* _YOUR INSTRUCTIONS_
Which lines hold the word "this"? Copy each of them from the material.

[Records from a dataset]
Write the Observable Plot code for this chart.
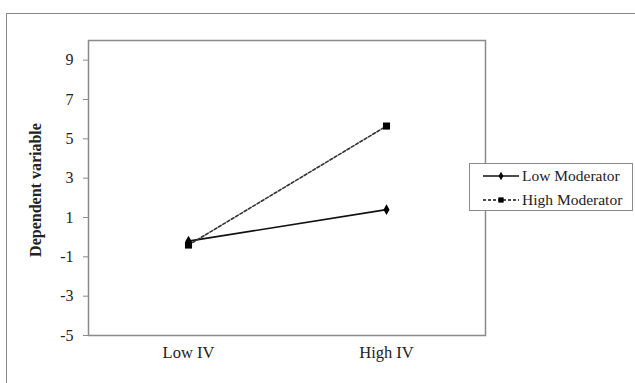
<!DOCTYPE html>
<html>
<head>
<meta charset="utf-8">
<script src="https://cdn.jsdelivr.net/npm/d3@7"></script>
<script src="https://cdn.jsdelivr.net/npm/@observablehq/plot@0.6"></script>
<style>
  body { margin: 0; background: #fff; }
  #wrap { position: relative; width: 635px; height: 383px; overflow: hidden; font-family: "Liberation Serif", "Times New Roman", serif; }
  #outer { position: absolute; left: 6px; top: 13px; width: 700px; height: 500px; border: 1px solid #8a8a8a; box-sizing: border-box; }
  #chart { position: absolute; left: 0; top: 0; }
  #legend { position: absolute; left: 469px; top: 163px; width: 164px; height: 48px; border: 1px solid #8a8a8a; box-sizing: border-box; background: #fff; font-size: 15.5px; color: #222; }
  .row { position: absolute; left: 13px; height: 18px; display: flex; align-items: center; white-space: nowrap; }
  .row svg { margin-right: 3px; }
</style>
</head>
<body>
<div id="wrap">
  <div id="outer"></div>
  <div id="chart"></div>
  <div id="legend"></div>
</div>
<script>
const categories = ["Low IV", "High IV"];
const seriesNames = ["Low Moderator", "High Moderator"];
const lowModerator = [-0.2, 1.4];
const highModerator = [-0.4, 5.65];
const yTicks = [-5, -3, -1, 1, 3, 5, 7, 9];

const data = [];
categories.forEach((c, i) => {
  data.push({ iv: c, value: lowModerator[i], series: seriesNames[0] });
  data.push({ iv: c, value: highModerator[i], series: seriesNames[1] });
});
const lowData = data.filter(d => d.series === seriesNames[0]);
const highData = data.filter(d => d.series === seriesNames[1]);

const chart = Plot.plot({
  width: 635,
  height: 383,
  marginLeft: 88,
  marginTop: 40,
  marginRight: 150,
  marginBottom: 48,
  style: { fontFamily: "Liberation Serif, Times New Roman, serif", fontSize: "16px", color: "#222", background: "transparent" },
  x: { type: "point", domain: categories, padding: 0.5 },
  y: { domain: [-5, 10] },
  marks: [
    Plot.frame({ stroke: "#8a8a8a", strokeWidth: 1.5 }),
    Plot.axisY({ ticks: yTicks, tickFormat: d => String(d), tickSize: 5, tickPadding: 10, label: null, stroke: "#8a8a8a", fontSize: "16px" }),
    Plot.axisX({ tickSize: 0, tickPadding: 11, label: null, fontSize: "16.5px" }),
    Plot.line(lowData, { x: "iv", y: "value", stroke: "#111", strokeWidth: 1.6 }),
    Plot.line(highData, { x: "iv", y: "value", stroke: "#333", strokeWidth: 1.6, strokeDasharray: "3,2" }),
    Plot.dot(highData, { x: "iv", y: "value", symbol: "square", fill: "#000", r: 4 }),
    Plot.dot(lowData, { x: "iv", y: "value", symbol: "diamond", fill: "#000", r: 3.2 }),
    Plot.text(["Dependent variable"], { frameAnchor: "left", dx: -53, dy: 2, rotate: -90, textAnchor: "middle", fontWeight: "bold", fontSize: 16 })
  ]
});
document.getElementById("chart").appendChild(chart);

// Legend
const legend = document.getElementById("legend");
const items = [
  { name: seriesNames[0], dash: null, sym: "diamond" },
  { name: seriesNames[1], dash: "3,2", sym: "square" }
];
items.forEach((it, i) => {
  const row = document.createElement("div");
  row.className = "row";
  row.style.top = (i === 0 ? 3 : 27) + "px";
  const ns = "http://www.w3.org/2000/svg";
  const svg = document.createElementNS(ns, "svg");
  svg.setAttribute("width", 36); svg.setAttribute("height", 12);
  const line = document.createElementNS(ns, "line");
  line.setAttribute("x1", 0); line.setAttribute("x2", 36);
  line.setAttribute("y1", 6); line.setAttribute("y2", 6);
  line.setAttribute("stroke", "#111"); line.setAttribute("stroke-width", 1.5);
  if (it.dash) line.setAttribute("stroke-dasharray", it.dash);
  svg.appendChild(line);
  const sym = document.createElementNS(ns, "path");
  const s = it.sym === "square" ? d3.symbolSquare : d3.symbolDiamond;
  sym.setAttribute("d", d3.symbol(s, it.sym === "square" ? 28 : 20)());
  sym.setAttribute("transform", "translate(18,6)");
  sym.setAttribute("fill", "#000");
  svg.appendChild(sym);
  row.appendChild(svg);
  const t = document.createElement("span");
  t.textContent = it.name;
  row.appendChild(t);
  legend.appendChild(row);
});
</script>
</body>
</html>
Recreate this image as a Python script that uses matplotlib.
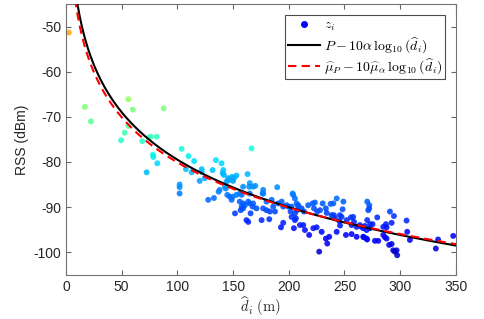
import numpy as np
import matplotlib
matplotlib.use("Agg")
import matplotlib.pyplot as plt
from matplotlib.lines import Line2D

plt.rcParams["font.family"] = ["Liberation Sans", "DejaVu Sans"]
plt.rcParams["mathtext.fontset"] = "cm"
plt.rcParams["axes.unicode_minus"] = False

# measured points: estimated distance (m) and RSS (dBm)
d_hat = [2.5, 17, 22.4, 56, 60, 87.7, 56, 52.7, 49.4, 68.5, 74.5, 76, 81.4,
         78, 78.5, 82, 72.4, 103.8, 110, 115, 102, 102, 102, 107.7, 112.8,
         127.7, 132.8, 121.8, 121.8, 120, 124.7, 131.6, 134.6, 139.7, 141.2,
         140.6, 141.8, 145.6, 146.5, 142.7, 143.5, 137, 138, 144.8, 166.6,
         149, 151, 153, 150, 148, 163, 144, 159, 165, 164.5, 168, 170, 177,
         177, 189.6, 147, 149.6, 148.7, 153, 156, 157.7, 165, 176.5, 156,
         159, 157.7, 160.6, 163.6, 165, 168, 167.5, 171, 177, 180, 186, 183,
         187.6, 190.5, 193.6, 195, 198, 199.5, 201.6, 204, 205.5, 207, 207.6,
         205.5, 208.5, 151.7, 156.8, 159, 162, 163.6, 165.7, 175.6, 182.5,
         195, 193, 204.6, 210, 202.5, 206.4, 180, 184.6, 203.4, 202.5, 205.5,
         208.5, 211.5, 213.6, 217.4, 221.4, 223.5, 222.6, 225.5, 228, 230.4,
         233.3, 234, 237.5, 240, 243, 249, 248.3, 238.4, 240.5, 241.4, 245.9,
         247.4, 245.3, 246, 252, 255.8, 257.8, 258.5, 256.4, 260.9, 263.8,
         266.8, 269.8, 270.4, 272.2, 271.3, 270.4, 268.3, 272.8, 213, 214.5,
         218.3, 222, 225, 229.5, 233.3, 234.5, 236.3, 227.3, 243, 251.3,
         256.4, 260.9, 266.8, 269.8, 272.2, 279.4, 290.8, 294.4, 292.3, 305.7,
         287.2, 287.8, 265.3, 273, 275.2, 267.4, 270.4, 277.3, 280.3, 284.8,
         286.3, 287.8, 290.1, 292.3, 293.7, 296.8, 297.3, 295.2, 306.3, 308.7,
         332, 334, 347.6, 284.8]
rss = [-51.3, -67.8, -71, -66.1, -68.4, -68.1, -72, -73.5, -75.2, -75.4,
       -74.6, -74.4, -74.4, -78.4, -78.9, -80.3, -82.3, -77.1, -78.7, -79.8,
       -85, -85.6, -87, -81.6, -82.3, -88.4, -88, -81.6, -82.2, -84.2, -83.6,
       -81.8, -79.6, -80.3, -81.8, -82.5, -82.9, -83.6, -84, -85.5, -85.9,
       -86.6, -86.2, -87.3, -77, -83.3, -83.5, -83, -84.2, -83.8, -82.7,
       -84.4, -85.5, -84.7, -85.5, -85.5, -85.3, -86.2, -87, -85.6, -87.7,
       -87.7, -88.4, -87.3, -87, -87.3, -87, -87, -88.8, -89.2, -89.9, -89.6,
       -88.8, -89.2, -89.2, -89.9, -90.3, -90.3, -90.7, -89.9, -91, -91,
       -89.2, -88.8, -89.9, -89.6, -89.9, -91, -87.3, -88.1, -89.2, -90.7,
       -91.4, -89.9, -91.4, -90.7, -90.3, -92.9, -93.3, -91.4, -92.9, -92.7,
       -93.5, -94.5, -94.7, -94, -92.2, -92.5, -88.8, -88.4, -87, -89.9,
       -92.9, -89.6, -90.3, -91, -89.6, -89.2, -89, -90.3, -91, -90.7, -89.2,
       -90.3, -91.3, -89.3, -89.2, -88.1, -88.8, -90.5, -91.8, -91.8, -92.5,
       -91.8, -92.2, -93.1, -94.1, -92.9, -92.3, -92.2, -93.3, -94, -94.4,
       -94, -94.7, -95.1, -88.8, -89.6, -90.7, -92.9, -94.2, -94.7, -94,
       -95.1, -96.2, -94.7, -94.5, -95.5, -97, -98.1, -96.6, -99.9, -95.5,
       -96.2, -96, -96.6, -96.6, -97, -90.3, -92.3, -91, -92, -93.5, -93,
       -93.8, -94.5, -94.4, -93.8, -93.8, -96.7, -97.2, -97.5, -97.5, -96.2,
       -96.7, -97, -98.4, -98.2, -99.6, -99.6, -100.7, -99.9, -95.5, -97.3,
       -99.2, -97.2, -96.4, -94.4]

# path-loss model: true and estimated parameters
P_true, alpha_true = -9.5, 3.5
mu_P, mu_alpha = -13.5, 3.33

d = np.linspace(0.5, 350, 800)
model_true = P_true - 10 * alpha_true * np.log10(d)
model_est = mu_P - 10 * mu_alpha * np.log10(d)

fig = plt.figure(figsize=(4.85, 3.19), dpi=100)
ax = fig.add_axes([0.136, 0.139, 0.804, 0.848])

ax.scatter(d_hat, rss, c=rss, cmap="jet", vmin=-105.2, vmax=-31.5,
           s=18, linewidths=0, alpha=0.88, zorder=2, clip_on=False)
ax.plot(d, model_true, color="black", lw=1.5, zorder=3)
ax.plot(d, model_est, color="red", lw=1.5, ls=(0, (4, 2.5)), zorder=4)

ax.set_xlim(0, 350)
ax.set_ylim(-105, -45)
ax.set_xticks(np.arange(0, 351, 50))
ax.set_yticks(np.arange(-100, -49, 10))
ax.tick_params(direction="in", top=True, right=True, length=3.5,
               labelsize=10, color="0.4", labelcolor="0.15")
for sp in ax.spines.values():
    sp.set_color("0.45")
    sp.set_linewidth(0.8)

ax.set_xlabel(r"$\widehat{d}_i\ (\mathrm{m})$", fontsize=10.5, color="0.15",
              labelpad=1)
ax.set_ylabel("RSS (dBm)", fontsize=10, color="0.15", labelpad=3)

handles = [Line2D([], [], ls="none", marker="o", ms=4, color="blue"),
           Line2D([], [], color="black", lw=1.5),
           Line2D([], [], color="red", lw=1.5, ls=(0, (4, 2.5)))]
labels = [r"$z_i$",
          r"$P - 10\alpha\,\log_{10}(\widehat{d}_i)$",
          r"$\widehat{\mu}_P - 10\widehat{\mu}_\alpha\,\log_{10}(\widehat{d}_i)$"]
leg = ax.legend(handles, labels, loc="upper right", fontsize=10,
                fancybox=False, framealpha=1, edgecolor="0.3",
                borderpad=0.2, labelspacing=0.12, handlelength=2.3,
                handletextpad=0.3, borderaxespad=0.8)
leg.get_frame().set_linewidth(0.8)

fig.savefig("out.png", dpi=100)
plt.close(fig)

* _COMPLETE RESPONSE_
Write the Observable Plot code for this chart.
Recreate this image as a Python script that uses matplotlib.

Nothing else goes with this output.